La Cascina dei poveri sale alla ribalta dell’attenzione accademica. Jacopo Clementi, laureato in Progettazione dell’architettura ha scelto proprio il monumento di Beata Giuliana per coronare il suo curriculum di studi. Ne è nata una tesi dall’ampio titolo “Recupero e riqualificazione dell’architettura rurale lombarda: la Cascina dei poveri di Busto Arsizio”.
Sì perché lo studente, di Busto Garolfo, oltre a essere un Gallazzi da parte della mamma e con il bisnonno nato proprio nella Cascina dei poveri, ha sondato non solo la storia, le attività della cascina, ma l’ha analizzata nell’ambito più ampio del contesto urbanistico, proponendo un metaprogetto in vista anche dell’ospedale unico che dovrebbe inglobare la cascina.
Così dopo la prima fase del rilievo fotografico, ha effettuato colloqui e interviste con i soci dell’associazione Riabitare, primo tra tutti il coordinatore Tito Olivato, infine ha ricostruito le fonti storiche. «Nella prima parte della tesi – spiega – ho effettuato un inquadramento compositivo della cascina, un inquadramento nel contesto. Poi mi sono addentrato nel dettaglio analizzando le caratteristiche tecnico-materiche dove ho scoperto che la struttura è stata composta in laterizio pieno con aggiunte di malta di calce, mentre i solai e le coperture sono in legno».
Ma c’è di più: Jacopo Clementi ho ricostruito anche sette casi di studio sul territorio di Milano: si trattava di cascine abbandonate dopo i bombardamenti della guerra, ristrutturate e trasformate in agriturismi oppure sedi di enti sociali per persone con disabilità motoria o di associazioni come la casa del Petrarca oppure trasformata in residenza per l’università Iulm.
E in vista dell’ospedale unico la proposta dello studente sarebbe quella di collegare la Cascina dei poveri creando una struttura di riabilitazione fisico-motoria. «Anche perché – sottolinea – verrebbe a collocarsi a cavallo tra l’ospedale e le case di riposo, dunque sarebbe un edificio-ponte. Oppure potrebbe essere una sala d’attesa o un edificio a supporto delle attività dell’ospedale. Sono d’accordo con Riabitare per la conservazione delle arcate cinquecentesche, ma è importante conservare la storia dell’edificio, che faccia da monito per capire che cosa c’è stato».

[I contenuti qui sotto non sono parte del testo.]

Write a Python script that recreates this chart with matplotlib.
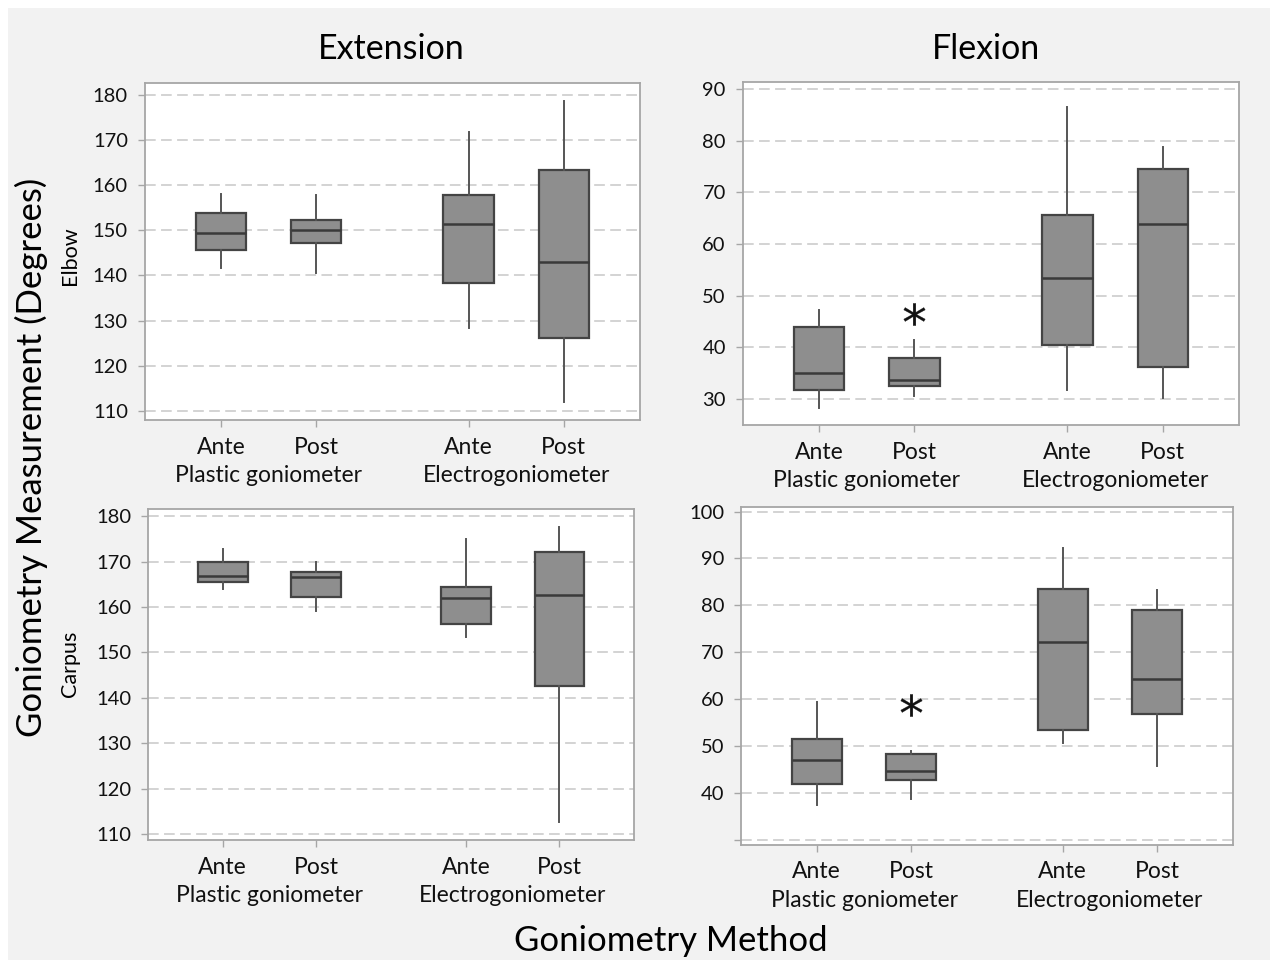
import matplotlib
matplotlib.use("Agg")
import matplotlib.pyplot as plt
from matplotlib.patches import Rectangle

plt.rcParams['font.family'] = ['Lato', 'DejaVu Sans']

# Data: whisker low, Q1, median, Q3, whisker high
tick_labels = ["Ante", "Post", "Ante", "Post"]
group_labels = ["Plastic goniometer", "Electrogoniometer"]
col_titles = ["Extension", "Flexion"]
row_labels = ["Elbow", "Carpus"]

elbow_ext = [
    [141.6, 145.6, 149.3, 153.8, 158.0],
    [140.6, 147.1, 150.1, 152.2, 157.7],
    [128.3, 138.3, 151.3, 157.7, 171.8],
    [111.9, 126.1, 143.0, 163.4, 178.7],
]
elbow_flex = [
    [28.3, 31.7, 35.0, 43.9, 47.3],
    [30.6, 32.6, 33.8, 37.9, 41.4],
    [31.7, 40.4, 53.4, 65.6, 86.5],
    [30.3, 36.3, 63.9, 74.6, 78.7],
]
carpus_ext = [
    [163.9, 165.5, 166.9, 169.9, 172.7],
    [159.2, 162.3, 166.6, 167.7, 170.0],
    [153.3, 156.2, 162.0, 164.5, 174.9],
    [112.6, 142.7, 162.6, 172.2, 177.7],
]
carpus_flex = [
    [37.3, 41.8, 47.0, 51.5, 59.3],
    [38.7, 42.7, 44.7, 48.3, 49.0],
    [50.6, 53.3, 72.1, 83.5, 92.3],
    [45.6, 56.8, 64.2, 79.0, 83.3],
]

# significance stars: (box index, y value)
elbow_flex_star = (1, 46.4)
carpus_flex_star = (1, 58.7)

ext_ticks = [110, 120, 130, 140, 150, 160, 170, 180]
elbow_flex_ticks = [30, 40, 50, 60, 70, 80, 90]
carpus_flex_ticks = [30, 40, 50, 60, 70, 80, 90, 100]

positions = [1, 2, 3.6, 4.6]

W, H = 1278, 966
fig = plt.figure(figsize=(W / 100, H / 100), dpi=100, facecolor='white')
fig.patches.append(Rectangle((8 / W, 6 / H), 1 - 16 / W, 1 - 14 / H,
                             transform=fig.transFigure, facecolor='#f2f2f2',
                             edgecolor='none', zorder=-10))


def px_axes(l, t, r, b):
    return fig.add_axes([l / W, 1 - b / H, (r - l) / W, (b - t) / H])


panels = [
    (px_axes(144.6, 82.7, 640, 420), elbow_ext, ext_ticks, (108.0, 182.65), None, True),
    (px_axes(742.5, 82.3, 1239.3, 425), elbow_flex, elbow_flex_ticks, (25, 91.3), elbow_flex_star, True),
    (px_axes(147.9, 509.3, 634.3, 840), carpus_ext, ext_ticks, (108.7, 181.5), None, True),
    (px_axes(741.1, 507.3, 1232.9, 844.7), carpus_flex, carpus_flex_ticks, (28.9, 100.9), carpus_flex_star, False),
]

for ax, data, yt, ylim, star, label_first in panels:
    stats = [dict(whislo=d[0], q1=d[1], med=d[2], q3=d[3], whishi=d[4], fliers=[])
             for d in data]
    ax.bxp(stats, positions=positions, widths=0.53, patch_artist=True,
           showcaps=False, showfliers=False,
           boxprops=dict(facecolor='#8e8e8e', edgecolor='#444444', linewidth=1.6),
           medianprops=dict(color='#3a3a3a', linewidth=1.8),
           whiskerprops=dict(color='#555555', linewidth=1.4))
    ax.set_xlim(0.2, 5.4)
    ax.set_ylim(*ylim)
    ax.set_yticks(yt)
    labels = [str(v) for v in yt]
    if not label_first:
        labels[0] = ''
    ax.set_yticklabels(labels)
    ax.set_xticks(positions)
    ax.set_xticklabels(tick_labels)
    ax.yaxis.grid(True, linestyle=(0, (7, 3.5)), color='#c8c8c8', linewidth=1.1)
    ax.set_axisbelow(True)
    ax.set_facecolor('white')
    for s in ax.spines.values():
        s.set_color('#a6a6a6')
        s.set_linewidth(1.3)
    ax.tick_params(axis='both', colors='#a6a6a6', labelcolor='#111111',
                   labelsize=14.5, length=5, width=1)
    ax.tick_params(axis='x', pad=7, labelsize=16.5)
    ax.tick_params(axis='y', pad=7)
    for i, g in enumerate(group_labels):
        xm = (positions[2 * i] + positions[2 * i + 1]) / 2
        ax.annotate(g, xy=(xm, 0), xycoords=('data', 'axes fraction'),
                    xytext=(0, -40), textcoords='offset points',
                    ha='center', va='center', fontsize=16.5, color='#111111')
    if star is not None:
        ax.plot(positions[star[0]], star[1], marker='$*$', markersize=16,
                markeredgewidth=0.2, color='#111111', linestyle='none')

# column titles
fig.text(391 / W, 1 - 49 / H, col_titles[0], ha='center', va='center', fontsize=24.5)
fig.text(986 / W, 1 - 49 / H, col_titles[1], ha='center', va='center', fontsize=24.5)

# row labels
fig.text(70 / W, 1 - 256 / H, row_labels[0], rotation=90, ha='center', va='center', fontsize=15.5)
fig.text(70 / W, 1 - 664 / H, row_labels[1], rotation=90, ha='center', va='center', fontsize=15.5)

fig.text(31 / W, 1 - 457 / H, "Goniometry Measurement (Degrees)", rotation=90,
         ha='center', va='center', fontsize=25)
fig.text(671 / W, 1 - 941 / H, "Goniometry Method", ha='center', va='center', fontsize=25)

fig.savefig("out.png", dpi=100, facecolor=fig.get_facecolor())
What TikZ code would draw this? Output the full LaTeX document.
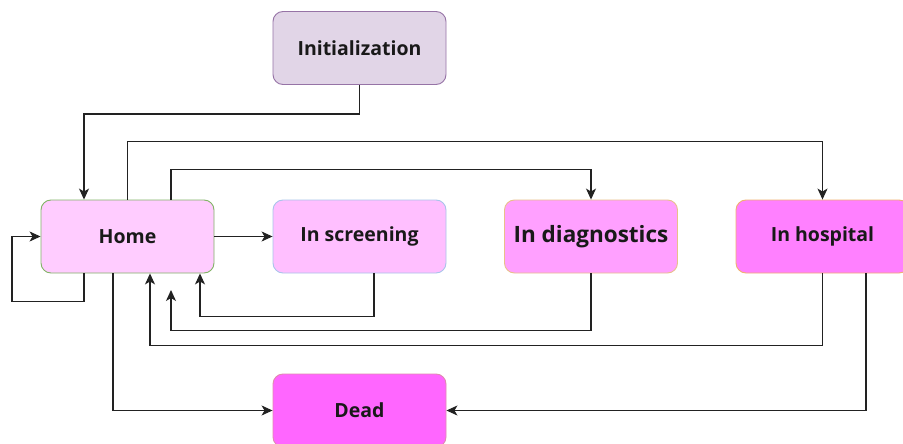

Mentre l’oratorio di San Bernardino ovviamente resterebbe un edificio religioso, la chiesa dell’ospedale. Lo studente si è poi soffermato a capire come negli ultimi 40 anni ci si è approcciati al problema, individuando le relazioni con la gestione del verde, il rapporto con la nuova struttura. «Ho ricostruito la storia delle attività della cascina (agricole), la relazione tra l’architettura e l’uso (l’architettura locale che rispondeva alle necessità delle persone) e i fattori che hanno portato all’abbandono. Inoltre ho esaminato la storia più recente con l’analisi del contesto urbano di Beata Giuliana: trovo che sia un quartiere in trasformazione, basta vedere l’ospedale che dovrebbe sorgere e il Palaghiaccio, insomma sarebbero delle strutture che andrebbero a stravolgere il contesto del quartiere».
Dopo l’analisi del contesto, è stato presentato un metaprogetto che rilegge la cascina come un perno tra due organismi a sé stanti, ridonando la centralità di una volta. Sette mesi di lavoro, bibliografia estesa. «Ho analizzato testi di Perogalli che ha scritto delle cascine, poi opere più recenti di docenti del Politecnico che si sono occupati del recupero di cascine, libri di Olivato e Castiglioni, gli almanacchi della Famiglia bustocca e i libri del comune di Milano sulle cascine».